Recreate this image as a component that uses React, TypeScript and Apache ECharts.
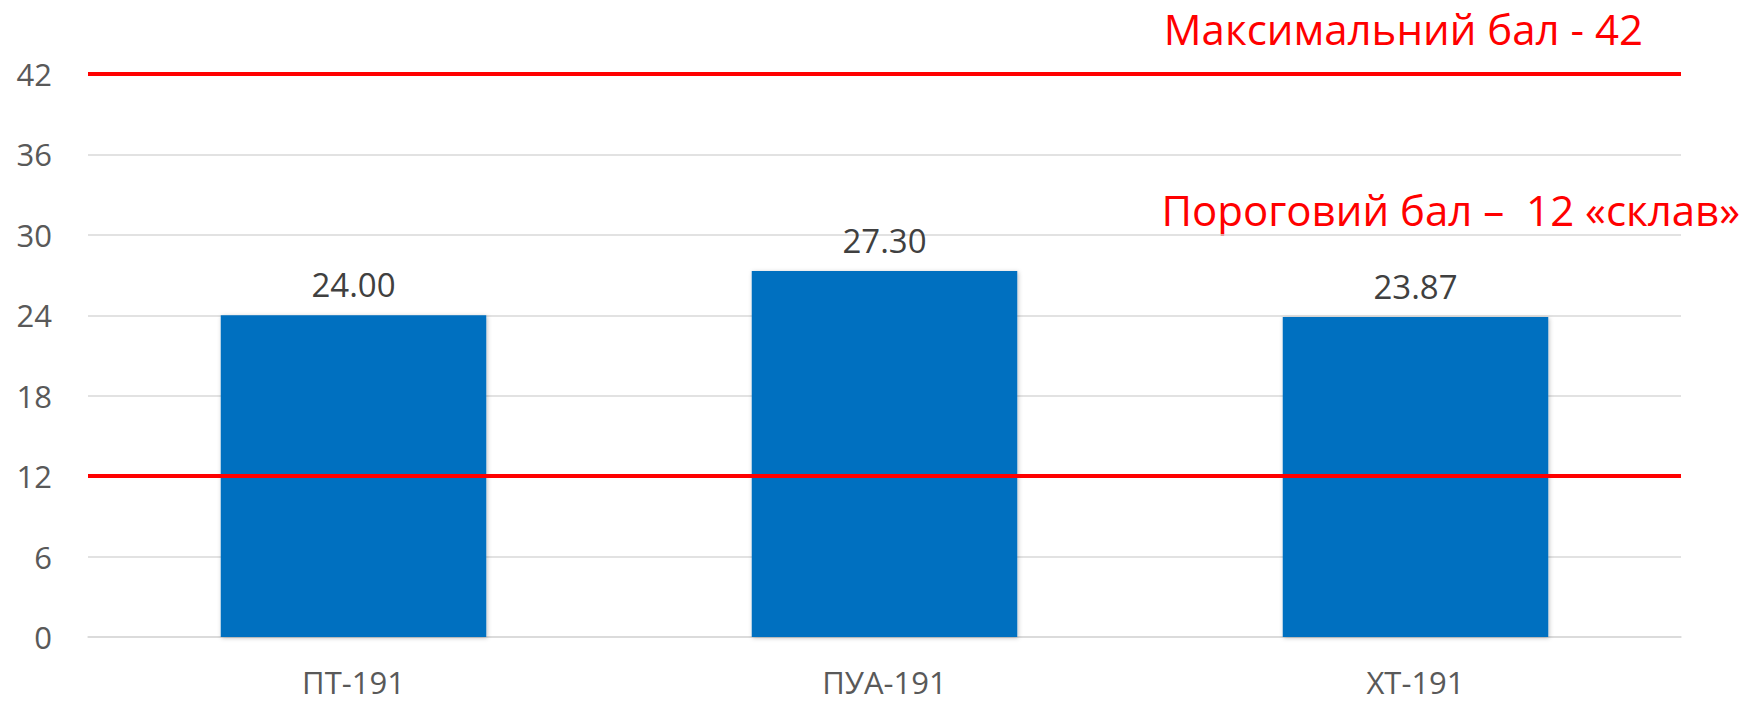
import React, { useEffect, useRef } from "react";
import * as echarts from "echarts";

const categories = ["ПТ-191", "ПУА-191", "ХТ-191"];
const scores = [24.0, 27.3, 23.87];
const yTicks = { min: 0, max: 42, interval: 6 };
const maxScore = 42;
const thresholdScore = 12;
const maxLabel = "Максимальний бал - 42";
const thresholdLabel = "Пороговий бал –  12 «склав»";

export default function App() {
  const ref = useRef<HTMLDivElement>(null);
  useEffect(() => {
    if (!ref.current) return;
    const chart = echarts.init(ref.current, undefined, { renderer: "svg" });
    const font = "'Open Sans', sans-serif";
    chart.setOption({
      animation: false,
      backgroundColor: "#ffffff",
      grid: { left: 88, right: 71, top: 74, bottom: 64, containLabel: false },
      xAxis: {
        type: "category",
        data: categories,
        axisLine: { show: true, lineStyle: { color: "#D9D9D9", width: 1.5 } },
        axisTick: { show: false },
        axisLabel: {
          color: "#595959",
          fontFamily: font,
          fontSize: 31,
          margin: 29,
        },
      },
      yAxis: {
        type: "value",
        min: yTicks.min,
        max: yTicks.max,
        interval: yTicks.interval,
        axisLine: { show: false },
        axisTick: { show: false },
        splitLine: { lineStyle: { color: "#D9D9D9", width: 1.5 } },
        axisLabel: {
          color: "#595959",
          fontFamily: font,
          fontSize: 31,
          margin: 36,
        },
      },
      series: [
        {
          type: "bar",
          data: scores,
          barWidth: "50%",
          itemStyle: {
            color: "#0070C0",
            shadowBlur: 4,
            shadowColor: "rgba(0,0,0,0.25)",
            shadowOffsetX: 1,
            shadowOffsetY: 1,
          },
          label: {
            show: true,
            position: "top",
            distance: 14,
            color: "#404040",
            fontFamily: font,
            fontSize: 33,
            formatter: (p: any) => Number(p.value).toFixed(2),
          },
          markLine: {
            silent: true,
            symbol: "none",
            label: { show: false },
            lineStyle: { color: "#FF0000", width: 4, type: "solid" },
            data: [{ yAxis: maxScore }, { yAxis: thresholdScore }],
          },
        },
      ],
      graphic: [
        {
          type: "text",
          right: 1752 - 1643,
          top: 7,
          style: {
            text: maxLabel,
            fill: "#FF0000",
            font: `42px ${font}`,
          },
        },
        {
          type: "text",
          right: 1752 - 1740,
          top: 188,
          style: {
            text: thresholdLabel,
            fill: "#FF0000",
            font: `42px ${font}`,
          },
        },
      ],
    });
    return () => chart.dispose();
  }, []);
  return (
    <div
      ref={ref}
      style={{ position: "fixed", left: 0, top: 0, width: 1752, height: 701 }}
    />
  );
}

----------------------------------------

Copy out all of the material exactly as written, without its pictures.

Recreate this image as a component that uses React, TypeScript and Apache ECharts.
import React, { useEffect, useRef } from "react";
import * as echarts from "echarts";

const categories = ["ПТ-191", "ПУА-191", "ХТ-191"];
const scores = [24.0, 27.3, 23.87];
const yTicks = { min: 0, max: 42, interval: 6 };
const maxScore = 42;
const thresholdScore = 12;
const maxLabel = "Максимальний бал - 42";
const thresholdLabel = "Пороговий бал –  12 «склав»";

export default function App() {
  const ref = useRef<HTMLDivElement>(null);
  useEffect(() => {
    if (!ref.current) return;
    const chart = echarts.init(ref.current, undefined, { renderer: "svg" });
    const font = "'Open Sans', sans-serif";
    chart.setOption({
      animation: false,
      backgroundColor: "#ffffff",
      grid: { left: 88, right: 71, top: 74, bottom: 64, containLabel: false },
      xAxis: {
        type: "category",
        data: categories,
        axisLine: { show: true, lineStyle: { color: "#D9D9D9", width: 1.5 } },
        axisTick: { show: false },
        axisLabel: {
          color: "#595959",
          fontFamily: font,
          fontSize: 31,
          margin: 29,
        },
      },
      yAxis: {
        type: "value",
        min: yTicks.min,
        max: yTicks.max,
        interval: yTicks.interval,
        axisLine: { show: false },
        axisTick: { show: false },
        splitLine: { lineStyle: { color: "#D9D9D9", width: 1.5 } },
        axisLabel: {
          color: "#595959",
          fontFamily: font,
          fontSize: 31,
          margin: 36,
        },
      },
      series: [
        {
          type: "bar",
          data: scores,
          barWidth: "50%",
          itemStyle: {
            color: "#0070C0",
            shadowBlur: 4,
            shadowColor: "rgba(0,0,0,0.25)",
            shadowOffsetX: 1,
            shadowOffsetY: 1,
          },
          label: {
            show: true,
            position: "top",
            distance: 14,
            color: "#404040",
            fontFamily: font,
            fontSize: 33,
            formatter: (p: any) => Number(p.value).toFixed(2),
          },
          markLine: {
            silent: true,
            symbol: "none",
            label: { show: false },
            lineStyle: { color: "#FF0000", width: 4, type: "solid" },
            data: [{ yAxis: maxScore }, { yAxis: thresholdScore }],
          },
        },
      ],
      graphic: [
        {
          type: "text",
          right: 1752 - 1643,
          top: 7,
          style: {
            text: maxLabel,
            fill: "#FF0000",
            font: `42px ${font}`,
          },
        },
        {
          type: "text",
          right: 1752 - 1740,
          top: 188,
          style: {
            text: thresholdLabel,
            fill: "#FF0000",
            font: `42px ${font}`,
          },
        },
      ],
    });
    return () => chart.dispose();
  }, []);
  return (
    <div
      ref={ref}
      style={{ position: "fixed", left: 0, top: 0, width: 1752, height: 701 }}
    />
  );
}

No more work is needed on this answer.